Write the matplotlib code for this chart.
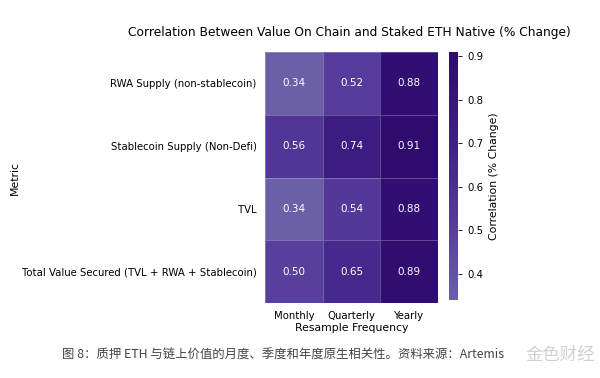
import numpy as np
import matplotlib
matplotlib.use("Agg")
import matplotlib.pyplot as plt
from matplotlib.colors import LinearSegmentedColormap

metrics = ["RWA Supply (non-stablecoin)", "Stablecoin Supply (Non-Defi)", "TVL",
           "Total Value Secured (TVL + RWA + Stablecoin)"]
frequencies = ["Monthly", "Quarterly", "Yearly"]
monthly = [0.34, 0.56, 0.34, 0.50]
quarterly = [0.52, 0.74, 0.54, 0.65]
yearly = [0.88, 0.91, 0.88, 0.89]
cbar_ticks = [0.4, 0.5, 0.6, 0.7, 0.8, 0.9]

data = np.array([monthly, quarterly, yearly]).T

plt.rcParams['font.family'] = ['DejaVu Sans']
cmap = LinearSegmentedColormap.from_list(
    "pur", ["#6b5fa8", "#54399a", "#3f1e84", "#2e0b6d"])

fig = plt.figure(figsize=(6, 3.78), dpi=100)
ax = fig.add_axes([0.4417, 0.1984, 0.2883, 0.664])
cax = fig.add_axes([0.7483, 0.2063, 0.015, 0.656])

im = ax.pcolormesh(data, cmap=cmap, vmin=data.min(), vmax=data.max(),
                   edgecolors=(1, 1, 1, 0.25), linewidth=0.5)
ax.set_xlim(0, 3)
ax.set_ylim(4, 0)
for i in range(data.shape[0]):
    for j in range(data.shape[1]):
        ax.text(j + 0.5, i + 0.5, f"{data[i, j]:.2f}", ha="center", va="center",
                color="white", fontsize=7.5)
ax.set_xticks(np.arange(3) + 0.5)
ax.set_xticklabels(frequencies, fontsize=7.3)
ax.set_yticks(np.arange(4) + 0.5)
ax.set_yticklabels(metrics, fontsize=7.3)
ax.tick_params(length=0, pad=6)
for s in ax.spines.values():
    s.set_visible(False)
ax.set_xlabel("Resample Frequency", fontsize=7.8, labelpad=1)
ax.set_ylabel("Metric", fontsize=7.8)
ax.yaxis.set_label_coords(-1.42, 0.5)

cb = fig.colorbar(im, cax=cax)
cb.set_ticks(cbar_ticks)
cb.ax.tick_params(labelsize=7.3, length=3, width=0.6)
cb.outline.set_visible(False)
cb.set_label("Correlation (% Change)", fontsize=7.8)

fig.text(0.583, 0.913, "Correlation Between Value On Chain and Staked ETH Native (% Change)",
         ha="center", va="center", fontsize=8.8)

fig.text(0.103, 0.061, "图 8：质押 ETH 与链上价值的月度、季度和年度原生相关性。资料来源：Artemis",
         ha="left", va="center", fontsize=8.9, color="#444444",
         family=['Noto Sans CJK SC', 'DejaVu Sans'])
fig.text(0.992, 0.061, "金色财经", ha="right", va="center", fontsize=12.5, color="#d0d0d0",
         family=['Noto Sans CJK SC', 'DejaVu Sans'])

fig.savefig("out.png", dpi=100)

+++

__EXERCISE DESCRIPTION__
Take the material above from its first line through the line holding "cax = fig.add_axes([0.7483, 0.2063, 0.015, 0.656])" and set it down exactly, without the pictures.

__EXPECTED ANSWER__
Write the matplotlib code for this chart.
import numpy as np
import matplotlib
matplotlib.use("Agg")
import matplotlib.pyplot as plt
from matplotlib.colors import LinearSegmentedColormap

metrics = ["RWA Supply (non-stablecoin)", "Stablecoin Supply (Non-Defi)", "TVL",
           "Total Value Secured (TVL + RWA + Stablecoin)"]
frequencies = ["Monthly", "Quarterly", "Yearly"]
monthly = [0.34, 0.56, 0.34, 0.50]
quarterly = [0.52, 0.74, 0.54, 0.65]
yearly = [0.88, 0.91, 0.88, 0.89]
cbar_ticks = [0.4, 0.5, 0.6, 0.7, 0.8, 0.9]

data = np.array([monthly, quarterly, yearly]).T

plt.rcParams['font.family'] = ['DejaVu Sans']
cmap = LinearSegmentedColormap.from_list(
    "pur", ["#6b5fa8", "#54399a", "#3f1e84", "#2e0b6d"])

fig = plt.figure(figsize=(6, 3.78), dpi=100)
ax = fig.add_axes([0.4417, 0.1984, 0.2883, 0.664])
cax = fig.add_axes([0.7483, 0.2063, 0.015, 0.656])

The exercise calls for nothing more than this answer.